In 2011 Australia set up a Parliamentary Budget Office (PBO) to provide an impartial costings of the election commitments of political parties during the campaign period and to assist parties in their costings outside the campaign period.
Canada had set up a similar office in 2006.
The Congressional Budget Office with a much more expansive mandate was established in the US in 1974.
The New South Wales Parliament followed the federal example and set up its own PBO.
In this context the proposal by Metiria Turei to set up an independent costing unit for New Zealand seems very sensible and mainstream.
It is a major change to the conventions around election costings in New Zealand.
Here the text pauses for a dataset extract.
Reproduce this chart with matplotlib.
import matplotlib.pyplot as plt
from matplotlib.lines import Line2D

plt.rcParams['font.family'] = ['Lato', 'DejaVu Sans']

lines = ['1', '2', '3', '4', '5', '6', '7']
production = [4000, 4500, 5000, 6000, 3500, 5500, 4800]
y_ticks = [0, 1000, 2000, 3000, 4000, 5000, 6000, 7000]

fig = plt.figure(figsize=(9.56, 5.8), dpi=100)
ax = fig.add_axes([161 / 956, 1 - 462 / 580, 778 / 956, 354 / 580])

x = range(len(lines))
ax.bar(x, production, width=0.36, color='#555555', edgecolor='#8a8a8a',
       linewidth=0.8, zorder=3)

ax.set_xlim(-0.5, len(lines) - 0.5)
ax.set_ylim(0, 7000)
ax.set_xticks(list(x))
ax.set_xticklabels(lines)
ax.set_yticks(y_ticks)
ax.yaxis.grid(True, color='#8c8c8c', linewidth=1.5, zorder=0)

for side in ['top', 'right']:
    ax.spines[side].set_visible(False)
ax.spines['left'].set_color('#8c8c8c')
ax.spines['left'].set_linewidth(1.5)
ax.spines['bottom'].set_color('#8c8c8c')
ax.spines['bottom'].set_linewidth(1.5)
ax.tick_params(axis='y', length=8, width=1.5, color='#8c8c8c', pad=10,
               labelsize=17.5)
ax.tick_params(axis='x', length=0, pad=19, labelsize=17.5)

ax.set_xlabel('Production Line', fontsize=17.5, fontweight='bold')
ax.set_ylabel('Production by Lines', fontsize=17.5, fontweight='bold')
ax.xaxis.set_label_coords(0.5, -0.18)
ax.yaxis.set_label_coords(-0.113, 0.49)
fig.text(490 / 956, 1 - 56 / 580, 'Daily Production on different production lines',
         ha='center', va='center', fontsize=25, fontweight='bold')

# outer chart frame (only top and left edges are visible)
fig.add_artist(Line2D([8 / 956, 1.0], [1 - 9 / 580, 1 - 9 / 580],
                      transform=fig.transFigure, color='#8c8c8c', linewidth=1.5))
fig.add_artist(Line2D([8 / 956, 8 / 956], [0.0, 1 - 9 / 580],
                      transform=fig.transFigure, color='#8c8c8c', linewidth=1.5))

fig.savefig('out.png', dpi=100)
The current position as set out by the SSC and Treasury in their guidance for public servants published on their websites in the lead up to the 2014 election is that only the Finance Minister or relevant portfolio minister can request costing of party election promises.
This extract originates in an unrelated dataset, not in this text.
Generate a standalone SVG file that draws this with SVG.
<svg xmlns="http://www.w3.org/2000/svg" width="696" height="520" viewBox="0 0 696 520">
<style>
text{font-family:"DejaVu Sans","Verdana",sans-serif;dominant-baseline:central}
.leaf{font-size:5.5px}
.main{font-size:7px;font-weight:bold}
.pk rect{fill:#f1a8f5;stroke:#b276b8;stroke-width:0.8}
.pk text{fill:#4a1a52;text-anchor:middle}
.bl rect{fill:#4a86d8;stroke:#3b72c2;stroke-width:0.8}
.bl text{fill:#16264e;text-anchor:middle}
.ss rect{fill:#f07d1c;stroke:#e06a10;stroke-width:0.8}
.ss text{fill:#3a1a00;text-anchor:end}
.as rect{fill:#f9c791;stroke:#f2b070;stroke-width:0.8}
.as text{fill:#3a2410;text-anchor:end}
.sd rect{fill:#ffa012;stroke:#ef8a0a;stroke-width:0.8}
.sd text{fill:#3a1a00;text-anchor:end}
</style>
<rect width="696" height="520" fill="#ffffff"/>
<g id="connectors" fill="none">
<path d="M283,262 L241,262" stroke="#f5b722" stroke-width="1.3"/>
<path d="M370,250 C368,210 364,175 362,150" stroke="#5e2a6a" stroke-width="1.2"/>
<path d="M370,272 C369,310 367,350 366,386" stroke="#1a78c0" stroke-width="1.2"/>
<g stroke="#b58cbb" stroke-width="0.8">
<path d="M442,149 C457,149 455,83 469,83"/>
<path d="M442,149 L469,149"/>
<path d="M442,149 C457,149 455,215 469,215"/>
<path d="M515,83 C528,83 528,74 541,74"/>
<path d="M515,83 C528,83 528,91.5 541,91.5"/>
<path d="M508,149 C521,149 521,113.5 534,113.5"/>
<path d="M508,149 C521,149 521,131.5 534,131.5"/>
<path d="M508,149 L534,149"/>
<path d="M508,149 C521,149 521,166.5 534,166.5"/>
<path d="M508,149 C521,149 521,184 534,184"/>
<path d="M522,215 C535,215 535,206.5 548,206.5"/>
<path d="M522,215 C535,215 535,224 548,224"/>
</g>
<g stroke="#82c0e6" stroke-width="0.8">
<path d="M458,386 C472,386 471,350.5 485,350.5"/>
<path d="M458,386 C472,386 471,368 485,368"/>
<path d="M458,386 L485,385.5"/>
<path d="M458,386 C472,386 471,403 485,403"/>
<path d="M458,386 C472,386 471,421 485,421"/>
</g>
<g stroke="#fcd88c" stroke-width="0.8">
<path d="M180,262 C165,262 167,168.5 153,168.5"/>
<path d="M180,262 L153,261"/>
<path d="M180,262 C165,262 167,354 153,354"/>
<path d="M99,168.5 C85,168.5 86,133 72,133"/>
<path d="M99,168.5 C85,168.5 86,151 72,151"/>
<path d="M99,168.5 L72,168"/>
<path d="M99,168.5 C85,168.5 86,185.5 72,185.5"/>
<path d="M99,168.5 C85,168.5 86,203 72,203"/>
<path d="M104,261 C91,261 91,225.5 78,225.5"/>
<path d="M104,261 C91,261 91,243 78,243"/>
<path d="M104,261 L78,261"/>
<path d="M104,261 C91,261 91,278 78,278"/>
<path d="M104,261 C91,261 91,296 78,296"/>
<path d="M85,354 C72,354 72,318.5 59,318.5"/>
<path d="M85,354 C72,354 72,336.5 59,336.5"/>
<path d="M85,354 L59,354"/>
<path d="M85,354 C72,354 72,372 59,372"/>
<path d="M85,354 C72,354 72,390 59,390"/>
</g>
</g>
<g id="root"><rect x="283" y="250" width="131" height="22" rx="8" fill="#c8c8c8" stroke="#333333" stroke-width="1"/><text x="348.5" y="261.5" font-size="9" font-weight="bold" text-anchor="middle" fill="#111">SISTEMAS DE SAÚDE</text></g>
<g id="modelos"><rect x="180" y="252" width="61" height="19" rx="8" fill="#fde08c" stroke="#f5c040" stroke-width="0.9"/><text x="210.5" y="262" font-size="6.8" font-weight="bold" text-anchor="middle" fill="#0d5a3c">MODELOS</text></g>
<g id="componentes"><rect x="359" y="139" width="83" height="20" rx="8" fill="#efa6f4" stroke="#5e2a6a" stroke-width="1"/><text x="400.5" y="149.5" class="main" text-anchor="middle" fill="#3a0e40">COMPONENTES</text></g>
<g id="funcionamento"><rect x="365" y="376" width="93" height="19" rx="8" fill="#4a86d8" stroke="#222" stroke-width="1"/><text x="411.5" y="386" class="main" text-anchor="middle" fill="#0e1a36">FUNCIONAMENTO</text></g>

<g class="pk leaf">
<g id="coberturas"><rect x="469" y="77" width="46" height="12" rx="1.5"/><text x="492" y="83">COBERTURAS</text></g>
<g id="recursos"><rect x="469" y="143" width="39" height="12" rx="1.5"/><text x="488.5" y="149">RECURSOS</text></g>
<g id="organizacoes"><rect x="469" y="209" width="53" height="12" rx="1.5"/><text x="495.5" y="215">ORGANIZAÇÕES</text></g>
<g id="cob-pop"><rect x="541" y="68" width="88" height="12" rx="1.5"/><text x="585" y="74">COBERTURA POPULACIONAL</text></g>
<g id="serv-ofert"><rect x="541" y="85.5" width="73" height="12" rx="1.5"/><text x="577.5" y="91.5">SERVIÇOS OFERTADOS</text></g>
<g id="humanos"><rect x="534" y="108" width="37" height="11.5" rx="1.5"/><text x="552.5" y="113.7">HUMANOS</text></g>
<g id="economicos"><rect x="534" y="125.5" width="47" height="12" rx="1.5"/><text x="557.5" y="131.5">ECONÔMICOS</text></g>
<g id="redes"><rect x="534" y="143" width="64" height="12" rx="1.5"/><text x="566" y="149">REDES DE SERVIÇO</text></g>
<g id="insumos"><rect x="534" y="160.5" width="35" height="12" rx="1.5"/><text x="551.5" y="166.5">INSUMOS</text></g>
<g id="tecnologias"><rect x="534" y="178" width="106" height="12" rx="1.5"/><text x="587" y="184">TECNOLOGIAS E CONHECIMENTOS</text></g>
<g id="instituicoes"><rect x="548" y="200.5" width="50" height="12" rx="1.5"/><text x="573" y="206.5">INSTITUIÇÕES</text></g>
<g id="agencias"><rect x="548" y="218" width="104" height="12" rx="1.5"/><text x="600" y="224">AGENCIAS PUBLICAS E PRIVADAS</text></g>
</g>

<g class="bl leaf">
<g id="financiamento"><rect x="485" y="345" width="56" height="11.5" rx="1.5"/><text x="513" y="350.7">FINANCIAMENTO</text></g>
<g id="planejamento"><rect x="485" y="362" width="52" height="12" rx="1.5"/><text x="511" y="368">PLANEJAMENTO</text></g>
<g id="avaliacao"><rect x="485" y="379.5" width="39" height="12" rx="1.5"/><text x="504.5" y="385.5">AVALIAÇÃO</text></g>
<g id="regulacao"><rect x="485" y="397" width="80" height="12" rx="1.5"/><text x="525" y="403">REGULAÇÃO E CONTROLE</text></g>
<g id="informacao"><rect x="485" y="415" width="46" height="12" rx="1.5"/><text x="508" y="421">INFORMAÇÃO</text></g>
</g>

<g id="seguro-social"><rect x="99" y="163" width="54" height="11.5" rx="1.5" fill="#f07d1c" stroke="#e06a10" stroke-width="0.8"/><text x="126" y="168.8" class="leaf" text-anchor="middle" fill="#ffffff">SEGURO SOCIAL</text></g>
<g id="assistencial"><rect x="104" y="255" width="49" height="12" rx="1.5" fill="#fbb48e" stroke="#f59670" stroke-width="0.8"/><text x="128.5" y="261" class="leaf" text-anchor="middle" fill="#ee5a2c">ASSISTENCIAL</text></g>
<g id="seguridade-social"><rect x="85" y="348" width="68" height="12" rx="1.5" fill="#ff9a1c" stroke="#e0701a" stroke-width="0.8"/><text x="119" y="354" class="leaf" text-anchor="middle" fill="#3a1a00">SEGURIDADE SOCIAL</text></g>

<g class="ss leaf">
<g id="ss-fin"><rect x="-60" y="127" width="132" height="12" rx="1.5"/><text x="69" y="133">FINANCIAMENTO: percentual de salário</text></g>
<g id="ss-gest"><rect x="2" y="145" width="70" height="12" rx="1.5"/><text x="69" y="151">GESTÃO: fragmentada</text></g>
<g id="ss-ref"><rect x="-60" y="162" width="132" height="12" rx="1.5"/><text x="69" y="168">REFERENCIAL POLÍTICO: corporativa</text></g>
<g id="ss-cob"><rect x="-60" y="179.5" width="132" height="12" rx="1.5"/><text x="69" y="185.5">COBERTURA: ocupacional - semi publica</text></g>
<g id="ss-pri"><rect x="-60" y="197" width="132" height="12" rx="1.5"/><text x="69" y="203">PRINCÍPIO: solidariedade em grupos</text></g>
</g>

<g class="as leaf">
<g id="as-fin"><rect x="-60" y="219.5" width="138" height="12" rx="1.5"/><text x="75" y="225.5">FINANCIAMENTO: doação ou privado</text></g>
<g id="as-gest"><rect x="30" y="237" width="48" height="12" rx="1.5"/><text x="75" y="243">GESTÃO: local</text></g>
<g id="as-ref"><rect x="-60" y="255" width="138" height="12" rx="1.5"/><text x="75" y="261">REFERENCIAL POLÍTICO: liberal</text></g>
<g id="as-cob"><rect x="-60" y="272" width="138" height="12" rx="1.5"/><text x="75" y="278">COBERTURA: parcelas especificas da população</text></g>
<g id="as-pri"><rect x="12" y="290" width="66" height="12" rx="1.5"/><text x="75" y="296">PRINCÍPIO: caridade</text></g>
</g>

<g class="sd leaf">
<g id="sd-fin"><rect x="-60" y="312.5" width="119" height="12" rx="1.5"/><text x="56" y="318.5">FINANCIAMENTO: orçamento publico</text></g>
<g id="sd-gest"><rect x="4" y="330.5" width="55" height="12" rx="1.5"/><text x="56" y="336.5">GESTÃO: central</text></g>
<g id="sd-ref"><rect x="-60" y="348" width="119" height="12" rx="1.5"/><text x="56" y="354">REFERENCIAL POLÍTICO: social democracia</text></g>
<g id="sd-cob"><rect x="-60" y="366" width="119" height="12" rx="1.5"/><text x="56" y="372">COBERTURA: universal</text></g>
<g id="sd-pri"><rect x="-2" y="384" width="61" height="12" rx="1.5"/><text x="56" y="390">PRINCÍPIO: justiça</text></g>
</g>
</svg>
This not an option open to the Opposition or other non-government parties.
In 1998 the Howard Government in Australia introduced the Charter of Budget Honesty Act.
While modelled on New Zealand’s Public Finance Act in providing for a pre-election ‘opening of the books’ it also expressly provided that during the pre-election period the Prime Minister and the Leader of the Opposition could request the Secretaries of the Departments of Treasury and of Finance to prepare costings of their publicly announced policies.
Since the establishment of the PBO in 2011 minor parties can also request costings and parties can approach the PBO instead of Treasury and Finance.